• **To be done**: Without the pictures, output the records below word for word.

Stored entries:
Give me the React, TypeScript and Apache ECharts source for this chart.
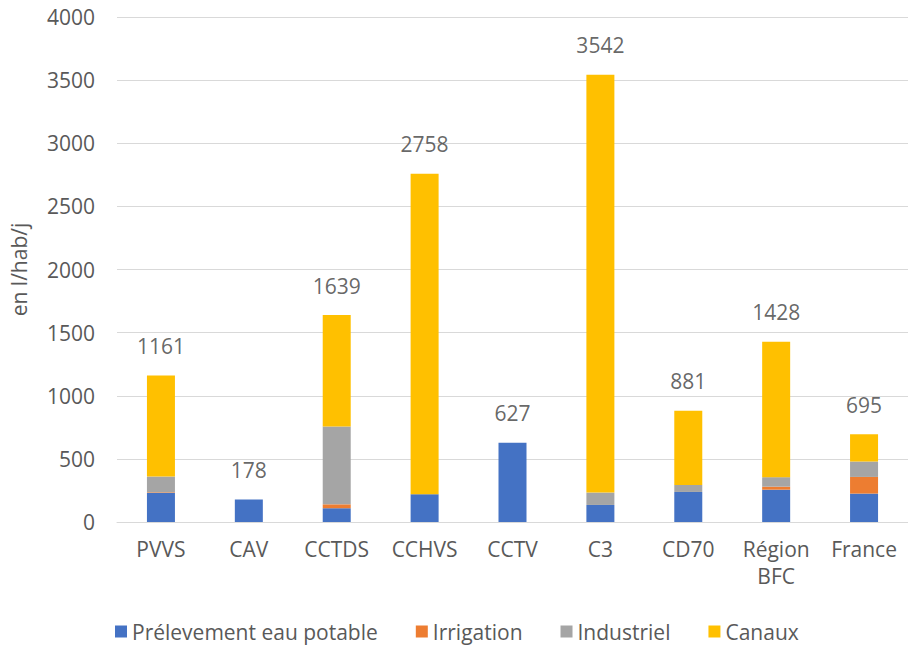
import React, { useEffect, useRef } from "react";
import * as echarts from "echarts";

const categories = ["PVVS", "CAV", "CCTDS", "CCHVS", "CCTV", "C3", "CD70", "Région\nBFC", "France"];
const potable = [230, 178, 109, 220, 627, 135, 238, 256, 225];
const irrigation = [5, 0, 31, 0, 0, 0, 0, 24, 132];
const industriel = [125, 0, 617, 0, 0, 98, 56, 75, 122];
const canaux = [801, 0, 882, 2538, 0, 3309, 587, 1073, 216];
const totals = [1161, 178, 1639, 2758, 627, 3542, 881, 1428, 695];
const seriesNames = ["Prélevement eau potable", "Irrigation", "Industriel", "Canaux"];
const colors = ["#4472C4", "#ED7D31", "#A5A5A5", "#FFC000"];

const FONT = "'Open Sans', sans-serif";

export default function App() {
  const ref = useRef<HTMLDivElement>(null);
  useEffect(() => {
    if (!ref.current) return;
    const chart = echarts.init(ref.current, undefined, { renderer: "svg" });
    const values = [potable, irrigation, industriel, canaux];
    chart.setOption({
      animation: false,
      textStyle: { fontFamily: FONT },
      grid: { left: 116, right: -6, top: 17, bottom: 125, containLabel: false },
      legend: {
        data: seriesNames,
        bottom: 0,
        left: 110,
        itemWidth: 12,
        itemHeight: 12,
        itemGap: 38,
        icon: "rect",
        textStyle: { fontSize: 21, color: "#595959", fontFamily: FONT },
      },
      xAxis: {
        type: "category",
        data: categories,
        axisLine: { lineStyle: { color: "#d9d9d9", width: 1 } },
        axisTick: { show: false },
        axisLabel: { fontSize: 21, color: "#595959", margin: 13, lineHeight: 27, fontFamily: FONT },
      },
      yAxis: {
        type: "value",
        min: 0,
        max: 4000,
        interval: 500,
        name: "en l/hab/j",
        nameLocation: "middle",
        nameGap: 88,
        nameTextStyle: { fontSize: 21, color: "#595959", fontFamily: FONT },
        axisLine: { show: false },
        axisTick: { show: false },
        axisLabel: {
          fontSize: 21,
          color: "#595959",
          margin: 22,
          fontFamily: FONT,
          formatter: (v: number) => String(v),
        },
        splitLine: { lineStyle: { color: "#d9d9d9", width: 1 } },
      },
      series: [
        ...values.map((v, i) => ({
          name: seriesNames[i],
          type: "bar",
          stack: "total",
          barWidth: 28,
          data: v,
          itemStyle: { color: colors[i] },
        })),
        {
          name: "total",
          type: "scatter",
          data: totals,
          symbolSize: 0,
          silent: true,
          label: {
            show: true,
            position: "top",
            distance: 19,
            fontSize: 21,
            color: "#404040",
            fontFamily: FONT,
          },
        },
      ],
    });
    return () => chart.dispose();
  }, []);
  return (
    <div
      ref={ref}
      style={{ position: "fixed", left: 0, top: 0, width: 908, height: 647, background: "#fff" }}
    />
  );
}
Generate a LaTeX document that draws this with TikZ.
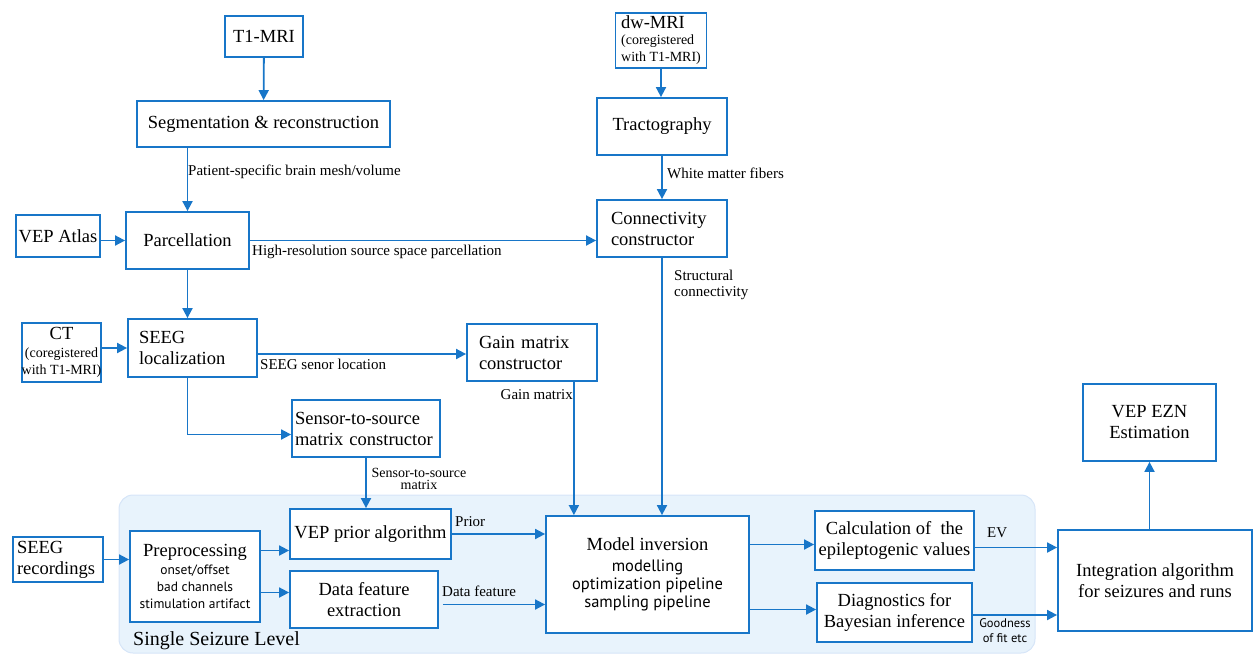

• **Solved exercise**:
Give me the React, TypeScript and Apache ECharts source for this chart.
import React, { useEffect, useRef } from "react";
import * as echarts from "echarts";

const categories = ["PVVS", "CAV", "CCTDS", "CCHVS", "CCTV", "C3", "CD70", "Région\nBFC", "France"];
const potable = [230, 178, 109, 220, 627, 135, 238, 256, 225];
const irrigation = [5, 0, 31, 0, 0, 0, 0, 24, 132];
const industriel = [125, 0, 617, 0, 0, 98, 56, 75, 122];
const canaux = [801, 0, 882, 2538, 0, 3309, 587, 1073, 216];
const totals = [1161, 178, 1639, 2758, 627, 3542, 881, 1428, 695];
const seriesNames = ["Prélevement eau potable", "Irrigation", "Industriel", "Canaux"];
const colors = ["#4472C4", "#ED7D31", "#A5A5A5", "#FFC000"];

const FONT = "'Open Sans', sans-serif";

export default function App() {
  const ref = useRef<HTMLDivElement>(null);
  useEffect(() => {
    if (!ref.current) return;
    const chart = echarts.init(ref.current, undefined, { renderer: "svg" });
    const values = [potable, irrigation, industriel, canaux];
    chart.setOption({
      animation: false,
      textStyle: { fontFamily: FONT },
      grid: { left: 116, right: -6, top: 17, bottom: 125, containLabel: false },
      legend: {
        data: seriesNames,
        bottom: 0,
        left: 110,
        itemWidth: 12,
        itemHeight: 12,
        itemGap: 38,
        icon: "rect",
        textStyle: { fontSize: 21, color: "#595959", fontFamily: FONT },
      },
      xAxis: {
        type: "category",
        data: categories,
        axisLine: { lineStyle: { color: "#d9d9d9", width: 1 } },
        axisTick: { show: false },
        axisLabel: { fontSize: 21, color: "#595959", margin: 13, lineHeight: 27, fontFamily: FONT },
      },
      yAxis: {
        type: "value",
        min: 0,
        max: 4000,
        interval: 500,
        name: "en l/hab/j",
        nameLocation: "middle",
        nameGap: 88,
        nameTextStyle: { fontSize: 21, color: "#595959", fontFamily: FONT },
        axisLine: { show: false },
        axisTick: { show: false },
        axisLabel: {
          fontSize: 21,
          color: "#595959",
          margin: 22,
          fontFamily: FONT,
          formatter: (v: number) => String(v),
        },
        splitLine: { lineStyle: { color: "#d9d9d9", width: 1 } },
      },
      series: [
        ...values.map((v, i) => ({
          name: seriesNames[i],
          type: "bar",
          stack: "total",
          barWidth: 28,
          data: v,
          itemStyle: { color: colors[i] },
        })),
        {
          name: "total",
          type: "scatter",
          data: totals,
          symbolSize: 0,
          silent: true,
          label: {
            show: true,
            position: "top",
            distance: 19,
            fontSize: 21,
            color: "#404040",
            fontFamily: FONT,
          },
        },
      ],
    });
    return () => chart.dispose();
  }, []);
  return (
    <div
      ref={ref}
      style={{ position: "fixed", left: 0, top: 0, width: 908, height: 647, background: "#fff" }}
    />
  );
}
Generate a LaTeX document that draws this with TikZ.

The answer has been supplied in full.